So now we all know what should have been abundantly clear from the start. Jade Goody really is as ugly on the inside as she is on the outside.
Goody was the winner of the first British Big Brother series in 2000. After being accused of racist bullying of an Indian housemate during the newest series, in which she returned to the reality show, Goody faces a public backlash and her "career" is in jeopardy. Public-relations guru Max Clifford summed it up neatly: "Ironically, the programme that made her could be the programme that breaks her."
"I'm not racist, but I can see why it has had the impact it's had," Goody said in her weak defense. "I look like one of those people I don't like." Actually, Jade, funny you should say that, because you look like one of those people I don't like either. It literally hurts to look at you. Please save your crocodile tears.

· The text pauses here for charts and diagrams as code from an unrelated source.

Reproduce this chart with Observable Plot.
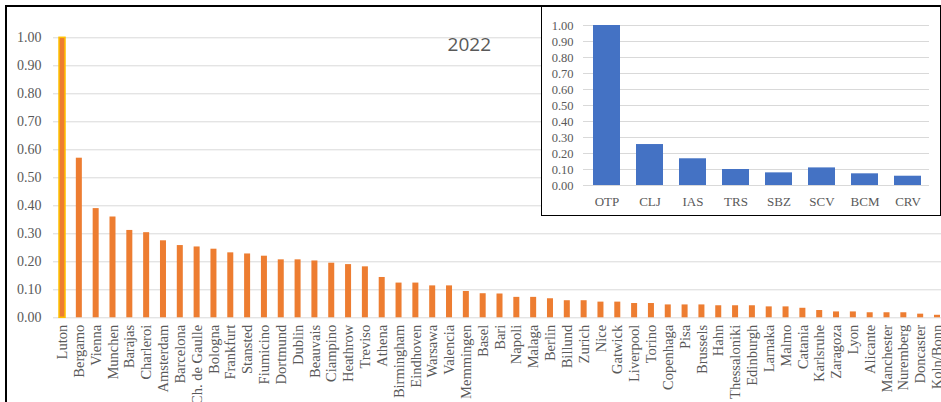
<!DOCTYPE html>
<html>
<head>
<meta charset="utf-8">
<script src="https://cdn.jsdelivr.net/npm/d3@7"></script>
<script src="https://cdn.jsdelivr.net/npm/@observablehq/plot@0.6"></script>
<style>
  html, body { margin: 0; padding: 0; background: #fff; }
  #wrap { position: relative; width: 941px; height: 402px; overflow: hidden; background: #fff; }
  #frame { position: absolute; left: 5px; top: 5px; width: 940px; height: 400px; border-top: 2px solid #000; border-left: 2px solid #000; box-sizing: border-box; pointer-events: none; }
  #inset { position: absolute; left: 541px; top: 6px; width: 400px; height: 210px; }
  #insetBorder { position: absolute; left: 541px; top: 6px; width: 400px; height: 210px; border: 1.5px solid #000; border-top: none; box-sizing: border-box; pointer-events: none; }
  #main { position: absolute; left: 0; top: 0; }
  #wrap svg text { font-family: "Liberation Serif", "Times New Roman", serif !important; }
  #wrap svg text.title2022, #wrap svg .title2022 text { font-family: "Open Sans", "Liberation Sans", sans-serif !important; }
</style>
</head>
<body>
<div id="wrap">
  <div id="main"></div>
  <div id="inset"></div>
  <div id="insetBorder"></div>
  <div id="frame"></div>
</div>
<script>
const airports = ["Luton","Bergamo","Vienna","Munchen","Barajas","Charleroi","Amsterdam","Barcelona","Ch. de Gaulle","Bologna","Frankfurt","Stansted","Fiumicino","Dortmund","Dublin","Beauvais","Ciampino","Heathrow","Treviso","Athena","Birmingham","Eindhoven","Warsawa","Valencia","Memmingen","Basel","Bari","Napoli","Malaga","Berlin","Billund","Zurich","Nice","Gatwick","Liverpool","Torino","Copenhaga","Pisa","Brussels","Hahn","Thessaloniki","Edinburgh","Larnaka","Malmo","Catania","Karlsruhe","Zaragoza","Lyon","Alicante","Manchester","Nuremberg","Doncaster","Koln/Bonn"];
const values = [1.00,0.57,0.39,0.36,0.312,0.304,0.275,0.258,0.253,0.245,0.232,0.228,0.220,0.207,0.207,0.203,0.195,0.190,0.182,0.144,0.124,0.124,0.114,0.114,0.094,0.086,0.085,0.073,0.073,0.068,0.061,0.061,0.056,0.056,0.051,0.051,0.046,0.046,0.046,0.043,0.043,0.043,0.039,0.039,0.034,0.026,0.021,0.021,0.018,0.018,0.018,0.013,0.009];
const highlighted = ["Luton"];
const yTicks = [0,0.1,0.2,0.3,0.4,0.5,0.6,0.7,0.8,0.9,1.0];
const titleText = "2022";
const titleAt = "Memmingen";
const titleY = 0.975;

const insetCodes = ["OTP","CLJ","IAS","TRS","SBZ","SCV","BCM","CRV"];
const insetValues = [1.00,0.256,0.167,0.100,0.079,0.110,0.073,0.058];
const insetTicks = [0,0.1,0.2,0.3,0.4,0.5,0.6,0.7,0.8,0.9,1.0];

const mainData = airports.map((a, i) => ({airport: a, value: values[i], hi: highlighted.includes(a)}));
const insetData = insetCodes.map((c, i) => ({code: c, value: insetValues[i]}));

const txt = "#595959";

const main = Plot.plot({
  width: 941,
  height: 402,
  marginLeft: 53,
  marginRight: 0,
  marginTop: 37.3,
  marginBottom: 84.7,
  style: {background: "transparent", overflow: "visible"},
  x: {domain: airports, range: [53.6, 945.4], paddingInner: 0.643, paddingOuter: 0.3215, align: 0.5},
  y: {domain: [0, 1]},
  marks: [
    Plot.gridY(yTicks, {stroke: "#d9d9d9", strokeOpacity: 1, strokeWidth: 1}),
    Plot.axisY(yTicks, {tickSize: 0, tickPadding: 12, tickFormat: d => d.toFixed(2), fontSize: 14, fill: txt, label: null}),
    Plot.barY(mainData.filter(d => !d.hi), {x: "airport", y: "value", fill: "#ED7D31"}),
    Plot.barY(mainData.filter(d => d.hi), {x: "airport", y: "value", fill: "#ED7D31", stroke: "#FFC000", strokeWidth: 1.5}),
    Plot.axisX({tickSize: 0, tickPadding: 7, tickRotate: -90, fontSize: 14.5, fill: txt, label: null}),
    Plot.text([titleText], {x: [titleAt], y: [titleY], text: d => d, dx: 3, fontSize: 19, fill: txt, className: "title2022"})
  ]
});
document.getElementById("main").append(main);

const inset = Plot.plot({
  width: 400,
  height: 210,
  marginLeft: 42,
  marginRight: 12,
  marginTop: 19,
  marginBottom: 31,
  style: {background: "#fff"},
  x: {domain: insetCodes, range: [43.1, 388.3], paddingInner: 0.374, paddingOuter: 0.187, align: 0.5},
  y: {domain: [0, 1]},
  marks: [
    Plot.gridY(insetTicks, {stroke: "#d9d9d9", strokeOpacity: 1, strokeWidth: 1}),
    Plot.axisY(insetTicks, {tickSize: 0, tickPadding: 10, tickFormat: d => d.toFixed(2), fontSize: 12.5, fill: txt, label: null}),
    Plot.barY(insetData, {x: "code", y: "value", fill: "#4472C4"}),
    Plot.axisX({tickSize: 0, tickPadding: 11, fontSize: 13, fill: txt, label: null})
  ]
});
document.getElementById("inset").append(inset);
</script>
</body>
</html>
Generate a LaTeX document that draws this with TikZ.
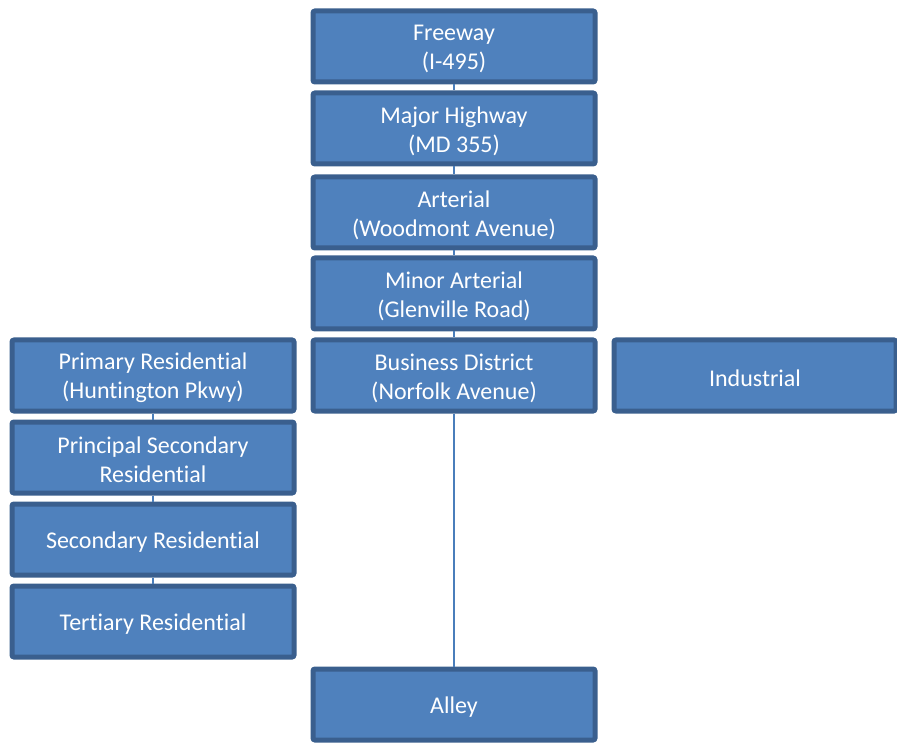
\documentclass[tikz,border=0pt]{standalone}
\usepackage{fontspec}
\setmainfont[Ligatures=CommonOff]{Carlito}
\definecolor{boxfill}{HTML}{4F81BD}
\definecolor{boxline}{HTML}{3A5F8E}
\definecolor{conn}{HTML}{4A7EBB}
\begin{document}
\begin{tikzpicture}[x=1pt,y=-1pt,
  roadbox/.style={draw=boxline,fill=boxfill,line width=5pt,rounded corners=2pt,
    minimum width=282pt,minimum height=71pt,inner sep=0pt},
  lbl/.style={yshift=-2.5pt,inner sep=0pt,text=white,
    font=\fontsize{24}{29}\selectfont,align=center},
  link/.style={draw=conn,line width=2pt}]
\useasboundingbox (0,0) rectangle (897,743);
\node[roadbox,label={[lbl]center:{Freeway\\(I-495)}}] (fw) at (454,46.5) {};
\node[roadbox,label={[lbl]center:{Major Highway\\(MD 355)}}] (mh) at (454,128.5) {};
\node[roadbox,label={[lbl]center:{Arterial\\(Woodmont Avenue)}}] (ar) at (454,212.5) {};
\node[roadbox,label={[lbl]center:{Minor Arterial\\(Glenville Road)}}] (ma) at (454,293.5) {};
\node[roadbox,label={[lbl]center:{Business District\\(Norfolk Avenue)}}] (bd) at (454,375.5) {};
\node[roadbox,label={[lbl]center:{Industrial}}] (ind) at (755,375.5) {};
\node[roadbox,label={[lbl]center:{Primary Residential\\(Huntington Pkwy)}}] (pr) at (153,375.5) {};
\node[roadbox,label={[lbl]center:{Principal Secondary\\Residential}}] (ps) at (153,457.5) {};
\node[roadbox,label={[lbl]center:{Secondary Residential}}] (sr) at (153,539.5) {};
\node[roadbox,label={[lbl]center:{Tertiary Residential}}] (tr) at (153,621.5) {};
\node[roadbox,label={[lbl]center:{Alley}}] (al) at (454,704.5) {};
\draw[link] (fw.south) -- (mh.north);
\draw[link] (mh.south) -- (ar.north);
\draw[link] (ar.south) -- (ma.north);
\draw[link] (ma.south) -- (bd.north);
\draw[link] (bd.south) -- (al.north);
\draw[link] (pr.south) -- (ps.north);
\draw[link] (ps.south) -- (sr.north);
\draw[link] (sr.south) -- (tr.north);
\end{tikzpicture}
\end{document}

Quite apart from the utter ridiculousness of marketing a perfume named after her — Goody is not exactly the symbol of haute coiture, is she? — and her own workout video, which was a total cheat, the larger question that deserves to be asked is why did she become a celebrity in the first place?
To paraphrase Oscar Wilde, it must be that reality TV — Big Brother in particular — is the curse of the moronic class. Then again, to a population who live on fried chicken, McDonald's, and kebabs every night after drinking twenty pints, and think sentences shuld b speld like ths, a television program in which a bunch of nobodies with nothing profound to contribute to society and with nothing useful to say was bound to be a hit.

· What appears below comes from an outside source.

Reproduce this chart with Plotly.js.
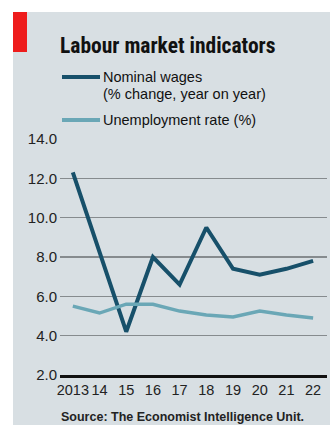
<!DOCTYPE html>
<html>
<head>
<meta charset="utf-8">
<script src="https://cdn.plot.ly/plotly-3.0.1.min.js"></script>
<style>html,body{margin:0;padding:0;background:#fff;}#chart{width:330px;height:425px;}</style>
</head>
<body>
<div id="chart"></div>
<script>
var years = [2013, 2014, 2015, 2016, 2017, 2018, 2019, 2020, 2021, 2022];
var xTickLabels = ["2013", "14", "15", "16", "17", "18", "19", "20", "21", "22"];
var nominalWages = [12.3, 8.3, 4.2, 8.0, 6.6, 9.5, 7.4, 7.1, 7.4, 7.8];
var unemploymentRate = [5.5, 5.15, 5.6, 5.6, 5.25, 5.05, 4.95, 5.25, 5.05, 4.9];
var yTicks = [2, 4, 6, 8, 10, 12, 14];
var seriesNames = ["Nominal wages", "Unemployment rate (%)"];
var wagesSubtitle = "(% change, year on year)";

var NARROW = "'Liberation Sans Narrow', 'Arial Narrow', 'Roboto Condensed', sans-serif";
var SANS = "'Liberation Sans', Arial, Roboto, sans-serif";
var WAGE_COL = '#17506a', UNEMP_COL = '#6aa7b6';

// pixel -> paper helpers (plot area: x 60..327, y 139..375)
function px(x) { return (x - 60) / 267; }
function py(y) { return 1 + (139 - y) / 236; }

var traces = [
  {x: years, y: nominalWages, type: 'scatter', mode: 'lines', name: seriesNames[0],
   line: {color: WAGE_COL, width: 4}},
  {x: years, y: unemploymentRate, type: 'scatter', mode: 'lines', name: seriesNames[1],
   line: {color: UNEMP_COL, width: 3.5}}
];

var legFont = {family: SANS, size: 14.5, color: '#111'};

var layout = {
  width: 330, height: 425,
  margin: {l: 60, r: 3, t: 139, b: 50},
  paper_bgcolor: '#ffffff',
  plot_bgcolor: 'rgba(0,0,0,0)',
  font: {family: SANS, color: '#1a1a1a'},
  title: {text: '<b>Labour market indicators</b>', font: {family: NARROW, size: 21.5, color: '#111'},
          x: 60/330, xref: 'container', xanchor: 'left', y: 1 - 45.5/425, yref: 'container', yanchor: 'middle'},
  showlegend: false,
  xaxis: {range: [2012.52, 2022.52], tickvals: years, ticktext: xTickLabels, ticks: '', showgrid: false,
          zeroline: false, showline: true, linecolor: '#111', linewidth: 3,
          tickfont: {family: SANS, size: 14.5, color: '#222'}, fixedrange: true},
  yaxis: {range: [2, 14], tickvals: yTicks, tickformat: '.1f', ticks: '', showgrid: true,
          gridcolor: '#868b8e', gridwidth: 1.5, zeroline: false, showline: false,
          tickfont: {family: SANS, size: 15, color: '#222'}, ticklabelstandoff: 2, fixedrange: true},
  shapes: [
    {type: 'rect', xref: 'paper', yref: 'paper', x0: px(13), x1: px(340), y0: py(440), y1: py(12),
     fillcolor: '#d8dfe3', line: {width: 0}, layer: 'below'},
    {type: 'rect', xref: 'paper', yref: 'paper', x0: px(13), x1: px(27), y0: py(52), y1: py(12),
     fillcolor: '#ee1c1c', line: {width: 0}, layer: 'below'},
    {type: 'line', xref: 'paper', yref: 'paper', x0: px(62), x1: px(100), y0: py(77), y1: py(77),
     line: {color: WAGE_COL, width: 4}},
    {type: 'line', xref: 'paper', yref: 'paper', x0: px(62), x1: px(100), y0: py(120), y1: py(120),
     line: {color: UNEMP_COL, width: 4}}
  ],
  annotations: [
    {text: seriesNames[0], xref: 'paper', yref: 'paper', x: px(101), y: py(77.3),
     xanchor: 'left', yanchor: 'middle', showarrow: false, font: legFont},
    {text: wagesSubtitle, xref: 'paper', yref: 'paper', x: px(101), y: py(94.3),
     xanchor: 'left', yanchor: 'middle', showarrow: false, font: legFont},
    {text: seriesNames[1], xref: 'paper', yref: 'paper', x: px(101), y: py(120),
     xanchor: 'left', yanchor: 'middle', showarrow: false, font: legFont},
    {text: '<b>Source: The Economist Intelligence Unit.</b>', xref: 'paper', yref: 'paper',
     x: px(182), y: py(417), xanchor: 'center', yanchor: 'middle', showarrow: false,
     font: {family: SANS, size: 12.5, color: '#222'}}
  ]
};

Plotly.newPlot('chart', traces, layout, {displayModeBar: false, staticPlot: true});
</script>
</body>
</html>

Hardly a surprise that the partly state-funded Channel 4, on which Big Brother airs and which appeals to young people with a permanent expression of "duh" on their eczema-encrusted faces, would assert that there was no racism in the latest series of BB, despite a record 21,000 complaints and the testimony of the bullied contestant Shilpa Shetty. Indeed, Channel 4 has been perfectly happy to cash in on the whole ugly spectacle.
Shetty is a Bollywood actress and is popular in her native India. Three white female contestants — Jade Goody, Danielle Lloyd and Jo O'Meara — have called Shetty names, including the inaccurate slur "Paki," mocked her accent and, in Lloyds' case, refused to eat a chicken that Shetty fixed for dinner because she "didn't know where her fingers had been."